>> begin Data excerpt

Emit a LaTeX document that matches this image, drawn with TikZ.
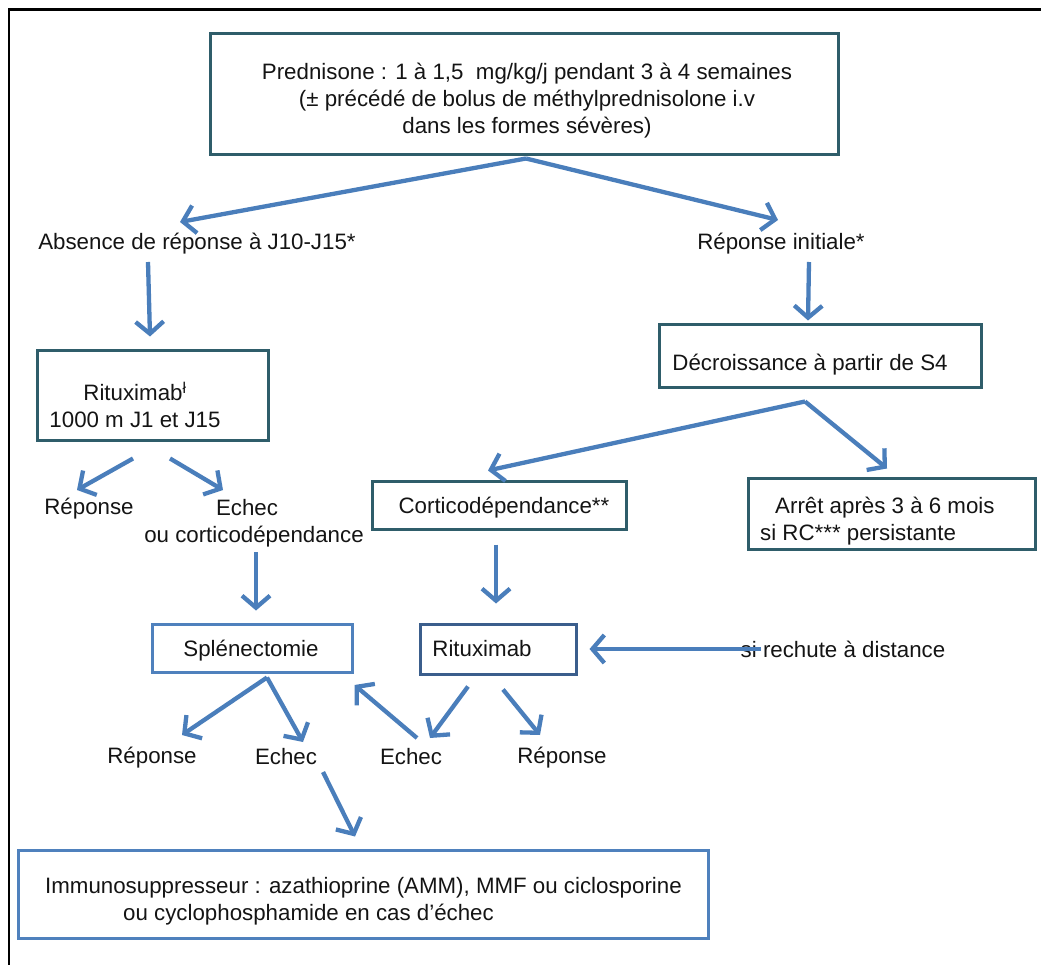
\documentclass[tikz,border=0pt]{standalone}
\usepackage{fontspec}
\setmainfont{Liberation Sans}
\usetikzlibrary{arrows.meta,calc}
\definecolor{boxteal}{HTML}{2F5D6A}
\definecolor{boxblue}{HTML}{4F81BD}
\definecolor{boxnavy}{HTML}{3B5E8C}
\definecolor{arrblue}{HTML}{4A7EBB}
\definecolor{txt}{HTML}{141414}
\tikzset{
  every node/.style={font=\fontsize{22.3}{27}\selectfont, text=txt},
  tbox/.style={draw=boxteal, line width=3pt, inner sep=0pt},
  lbox/.style={draw=boxblue, line width=3pt, inner sep=0pt},
  nbox/.style={draw=boxnavy, line width=3pt, inner sep=0pt},
  lbl/.style={inner sep=0pt},
  arr/.style={draw=arrblue, line width=4.3pt, -{Straight Barb[length=12pt,width=28pt]}},
}
\begin{document}
\begin{tikzpicture}[x=1pt,y=-1pt]
\useasboundingbox (0,0) rectangle (1041,965);
% outer frame
\draw[black, line width=2.6pt] (9,965) -- (9,9.5) -- (1041,9.5);

% boxes
\node[tbox, minimum width=628pt, minimum height=121pt] (top) at (524,94.5) {};
\node[lbl, align=center] (toptxt) at (527,101) {Prednisone : 1 à 1,5 \ mg/kg/j pendant 3 à 4 semaines\\(± précédé de bolus de méthylprednisolone i.v\\dans les formes sévères)};

\node[tbox, minimum width=231pt, minimum height=89pt] (rit1) at (152.5,395.5) {};
\node[lbl, align=center] (rit1txt) at (135,405) {Rituximab\textsuperscript{ł}\\1000 m J1 et J15};

\node[tbox, minimum width=322pt, minimum height=62pt] (dec) at (820,356) {};
\node[lbl] (dectxt) at (810,365) {Décroissance à partir de S4};

\node[tbox, minimum width=254pt, minimum height=48pt] (cort) at (499,505) {};
\node[lbl] (corttxt) at (504,508) {Corticodépendance**};

\node[tbox, minimum width=287pt, minimum height=71pt] (arret) at (891.5,513.5) {};
\node[lbl, align=left, anchor=west] (arrettxt) at (760,521) {\hspace*{15pt}Arrêt après 3 à 6 mois\\si RC*** persistante};

\node[lbox, minimum width=200pt, minimum height=48pt] (sple) at (252,648) {};
\node[lbl] (spletxt) at (251,651) {Splénectomie};

\node[nbox, minimum width=156pt, minimum height=50pt] (rit2) at (498,649) {};
\node[lbl] (rit2txt) at (482,649) {Rituximab};

\node[lbox, minimum width=690pt, minimum height=88pt] (bot) at (363,894) {};
\node[lbl, align=left, anchor=west] (bottxt) at (45,901) {Immunosuppresseur : azathioprine (AMM), MMF ou ciclosporine\\\hspace*{78pt}ou cyclophosphamide en cas d’échec};

% free labels
\node[lbl] (absn) at (197,244) {Absence de réponse à J10-J15*};
\node[lbl] (repi) at (781,244) {Réponse initiale*};
\node[lbl] (rep1) at (89,509) {Réponse};
\node[lbl, align=center] (ech1) at (254,523) {Echec\hspace*{14pt}\\ou corticodépendance};
\node[lbl] (rep2) at (152,758) {Réponse};
\node[lbl] (ech2) at (286,757) {Echec};
\node[lbl] (ech3) at (411,757) {Echec};
\node[lbl] (rep3) at (562,758) {Réponse};
\node[lbl] (sirech) at (843,649) {si rechute à distance};

% connectors
\draw[arr] ($(top.south)+(2,2)$) -- ($(absn)+(-17,-22)$);
\draw[arr] ($(top.south)+(2,2)$) -- ($(repi)+(-3,-24)$);
\draw[arr] ($(absn)+(-49,18)$) -- ($(rit1.north)+(-2.5,-13)$);
\draw[arr] ($(repi)+(28,18)$) -- ($(dec.north)+(-12,-3)$);
\draw[arr] ($(dec.south)+(-15,13)$) -- ($(cort.north)+(-11,-9)$);
\draw[arr] ($(dec.south)+(-15,13)$) -- ($(arret.north)+(-4.5,-8)$);
\draw[arr] ($(rit1.south)+(-19.5,17)$) -- ($(rep1)+(-12,-19)$);
\draw[arr] ($(rit1.south)+(17.5,17)$) -- ($(ech1)+(-31,-33)$);
\draw[arr] ($(ech1)+(2,29)$) -- ($(sple.north)+(4,-12)$);
\draw[arr] ($(cort.south)+(-3,14)$) -- ($(rit2.north)+(-2,-19)$);
\draw[arr] ($(sirech.west)+(20,0)$) -- ($(rit2.east)+(12,0)$);
\draw[arr] ($(sple.south)+(15,4)$) -- ($(rep2)+(30,-23)$);
\draw[arr] ($(sple.south)+(15,4)$) -- ($(ech2)+(17,-15)$);
\draw[arr] ($(ech3)+(6,-19)$) -- ($(sple.east)+(1,37)$);
\draw[arr] ($(rit2.south)+(-30,11)$) -- ($(ech3)+(19,-19)$);
\draw[arr] ($(rit2.south)+(5,14)$) -- ($(rep3)+(-22,-23)$);
\draw[arr] ($(ech2)+(37,15)$) -- ($(bot.north)+(-8,-12)$);
\end{tikzpicture}
\end{document}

>> end Data excerpt

Leave out any pictures, please, and quote only the lines from the top of the data through the line that contains "align=center] (rit1txt) at".

### Task response
Emit a LaTeX document that matches this image, drawn with TikZ.
\documentclass[tikz,border=0pt]{standalone}
\usepackage{fontspec}
\setmainfont{Liberation Sans}
\usetikzlibrary{arrows.meta,calc}
\definecolor{boxteal}{HTML}{2F5D6A}
\definecolor{boxblue}{HTML}{4F81BD}
\definecolor{boxnavy}{HTML}{3B5E8C}
\definecolor{arrblue}{HTML}{4A7EBB}
\definecolor{txt}{HTML}{141414}
\tikzset{
  every node/.style={font=\fontsize{22.3}{27}\selectfont, text=txt},
  tbox/.style={draw=boxteal, line width=3pt, inner sep=0pt},
  lbox/.style={draw=boxblue, line width=3pt, inner sep=0pt},
  nbox/.style={draw=boxnavy, line width=3pt, inner sep=0pt},
  lbl/.style={inner sep=0pt},
  arr/.style={draw=arrblue, line width=4.3pt, -{Straight Barb[length=12pt,width=28pt]}},
}
\begin{document}
\begin{tikzpicture}[x=1pt,y=-1pt]
\useasboundingbox (0,0) rectangle (1041,965);
% outer frame
\draw[black, line width=2.6pt] (9,965) -- (9,9.5) -- (1041,9.5);

% boxes
\node[tbox, minimum width=628pt, minimum height=121pt] (top) at (524,94.5) {};
\node[lbl, align=center] (toptxt) at (527,101) {Prednisone : 1 à 1,5 \ mg/kg/j pendant 3 à 4 semaines\\(± précédé de bolus de méthylprednisolone i.v\\dans les formes sévères)};

\node[tbox, minimum width=231pt, minimum height=89pt] (rit1) at (152.5,395.5) {};
\node[lbl, align=center] (rit1txt) at (135,405) {Rituximab\textsuperscript{ł}\\1000 m J1 et J15};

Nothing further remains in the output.